Surgeons at Intermountain Healthcare are now performing robotic-assisted surgery to advance surgical care for treatment of benign and malignant tumors of the lungs, esophagus, and chest wall.
For the first time, Intermountain surgeons began using the new da Vinci Xi surgical system in September for patients undergoing thoracic surgery at Intermountain Medical Center in Murray.
Patient Curtis Privet, 66, who received one of the first robotic lobectomies at Intermountain Medical Center, says he’s surprised at how quickly he healed from the four small incisions. He was back home in just two days to continue his recovery from lung surgery.

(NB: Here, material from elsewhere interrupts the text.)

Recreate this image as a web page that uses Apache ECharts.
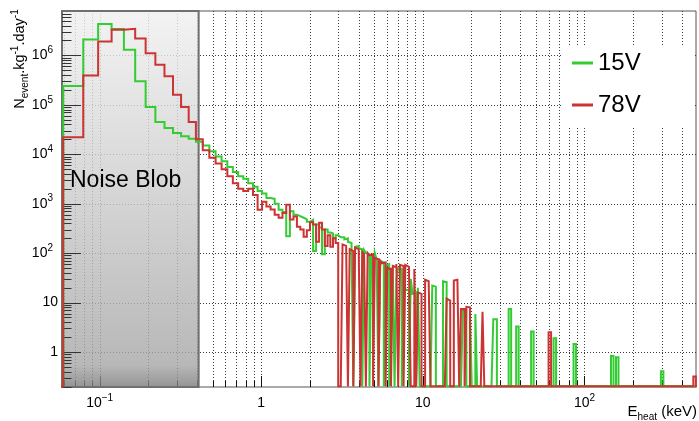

“Robotic surgery allows patients access to minimally invasive surgery with less pain, less blood loss, shorter hospital stays, smaller scars, and quicker recoveries,” said Richard Matern, MD, Intermountain director for robotics integration. “Patients are just happy getting back to life as soon as possible.”
Robotic-assisted surgery is a complimentary approach along with video assisted thoracoscopy that expands the availability of minimally-invasive procedures for thoracic disease to patients in Utah and throughout the Intermountain West.
A robotic-assisted surgery is performed through three to four small incisions. The surgeon uses a highly magnified 3D high-definition viewer to see the surgical areas. The surgeon then moves the robot’s four “wristed” instruments through the use of hand and foot controls. The motions are in tandem with the surgeon’s hands – allowing for greater dexterity, control, and precision.
“The surgeon has complete control of every instrument so you’re not relying on an assistant to move the camera as you operate in these difficult angles and confined spaces,” said Intermountain surgeon Nick Byrge, MD.
For thoracic surgeons operating in a small area around the heart, lung and rib cage, robotic-assisted surgery allows for more surgical accuracy in complex cases involving sensitive nerves and tissues.
“The minimally invasive surgery provides better visualization for the surgeon,” said Intermountain thoracic surgeon Peter Smit, MD. “Robotics offers more precise and finer dissection of critical vascular and organ systems in the dynamic chest cavity.”
The new da Vinci robotic system can also be programmed and positioned for other robotic surgeries like hernia repairs, urological and gynecological procedures, as well as stomach, bladder, kidney and intestine surgeries.
Not every patient is eligible for robotic surgery, according to Dr. Matern. Surgeons consider candidates based on anatomy, medical history, and a patient’s specific condition, he said.